America's Team is Sent to the Beach

It made for a cute-‘n'-snarky New York-generated storyline: The Cowboys' identity is based on guys who sleep in Michael Jacksonesque oxygen beds, guys who bask in the arrogant glory of being "America's Team,'' guys who almost spent the week on the Physically-Unable-To-Perform list because they were busy digging the beach sand from their britches.

It's "an All-Pro Team vs. an All-Joe Team," said New York's Antonio Pierce as his way of previewing Sunday's Giants-at-Cowboys playoff game.

Agreed teammate Osi Umenyiora: "To be honest with you, it (bothers the Giants) because I'm not sure that they have that many better players than we do."

Well, sorry, New York. … but Dallas DOES have that many players better than you.

But, sorry, Dallas. … New York performed better than you, advancing to the NFC Championship Game with a 21-17 upset win Sunday at Texas Stadium.

"We thought this was two evenly-matched teams,'' said Dallas quarterback Tony Romo, now the face of the top love-‘em-or-hate-‘em franchise in sports. "But we thought we were a little better.''

There is no way to establish that there was any adverse effect on this game resulting from the headline-grabbing activities of Romo and Owens and the ‘Boys, or coach Wade Phillips' oh-fer postseason history, or Dallas' now-annual December dropoff.

Terrell Owens wept as he tried to explain that to the media after the game.

"We came up short today, but we're still a team,'' he said, becoming teary-eyed as the discussion turned to Romo and his much-publicized decision to spent some off-days in Cancun with Jessica Simpson. "You guys can point the finger at him, you can talk about the vacation, and if you do that it's really unfair, really unfair.

"That's my teammate, that's my quarterback, and if you guys do that it's unfair.

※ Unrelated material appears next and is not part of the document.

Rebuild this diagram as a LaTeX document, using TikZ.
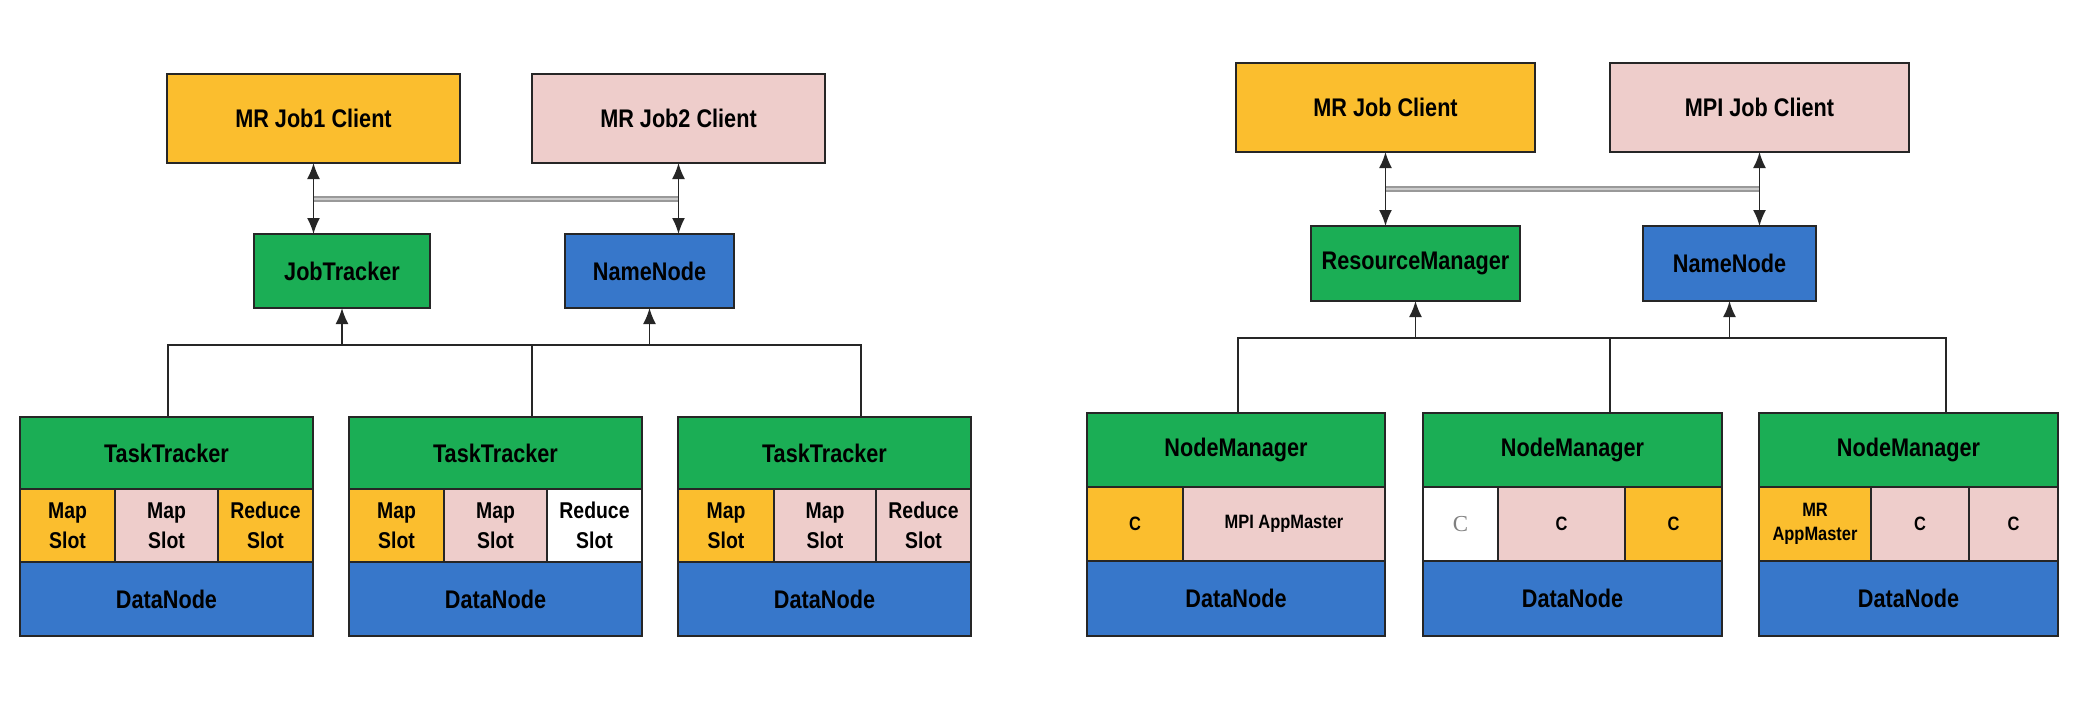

It's unfair. We lost as a team. We lost as a team. … We didn't execute. We knew to win this game we had to put some points on the board and we didn't do that.''

Owens is correct. It is most logical to suggest that the Giants showed up for the second half. And that the Cowboys did not.

Of course, that logical approach won't keep people from wondering about how the hell this happened. … and we will wonder it FOREVER.

"I don't (have) regrets,'' said a despondent Romo, who handled his media session with great class. "I won't be hearing about it because I don't read or listen (to the media), that's just the way I operate. … But it's going to be a tough week. … and I'll take the blame.''

It took two-and-a-half games, but New York finally found a way to bother Romo; in two previous meetings, he'd been sacked a total of two times, but in the second half of this game, he carried around New York pass-rushers like they were 270-pound fanny packs. New York found a solution to Owens, who had zero second-half catches despite running routes against Giant second-teamers. ("He got doubled a lot at the end,'' Romo said.) And New York found a solution to Marion Barber, the freshly-minted starter who rushed for 101 in the first half but joined his offensive line by fading in the second.

Result? Dallas scores three points in the final two quarters.

And now? Romo has appeared in two career playoff games. He ended his first by fumbling a probable game-winning snap. He ended this one with a bad interception. Phillips is 0-4 as a playoff coach, this time a loser as a home-field 7.5-point favorite. Dallas is the first NFC No. 1 seed to lose an opening game since the present structure began in 1990, and has now gone since 1996 without winning a playoff game.

Yet. …

The Cowboys outgained NY 336 to 230. They out-possessed 36:30 to 23:30. They limited the Giants to three scores. And they had the ball in Giants territory, poised for the game-winning TD, TWICE in the final four minutes.

But, as Phillips said, "we didn't play well enough. And we didn't coach well enough.''

The critics this week got a lot of mileage out of Romessica, of T.O.'s unorthodox behavior and the Cowboys' overall glitz. It's funny that nobody seemed to notice the opponent's pastimes.

QB Eli Manning is now busying himself peddling Oreos. Defensive end Michael Strahan seems to allow himself to be interviewed by Pam Oliver 24 hours a day. (If Strahan would've spent as much time with his missus as he spends blabbering to Pam, he might have avoided that pricy divorce.)

And isn't this the same Giants squad that birthed obnoxious attention hog Tiki Barber?

That may be the best evidence in support of the argument that silly storylines really don't matter – because the Giants have plenty of silly storylines themselves, and THEY somehow won. The essence of the Cowboys isn't about who Romo and Witten double-date, any more than the essence of the Giants is about what Manning double-stuffs.

But it's over now. The Giants have a pass to go to the NFC Championship Game in Green Bay. And the whole of America's Team can go to bed. Or to the beach.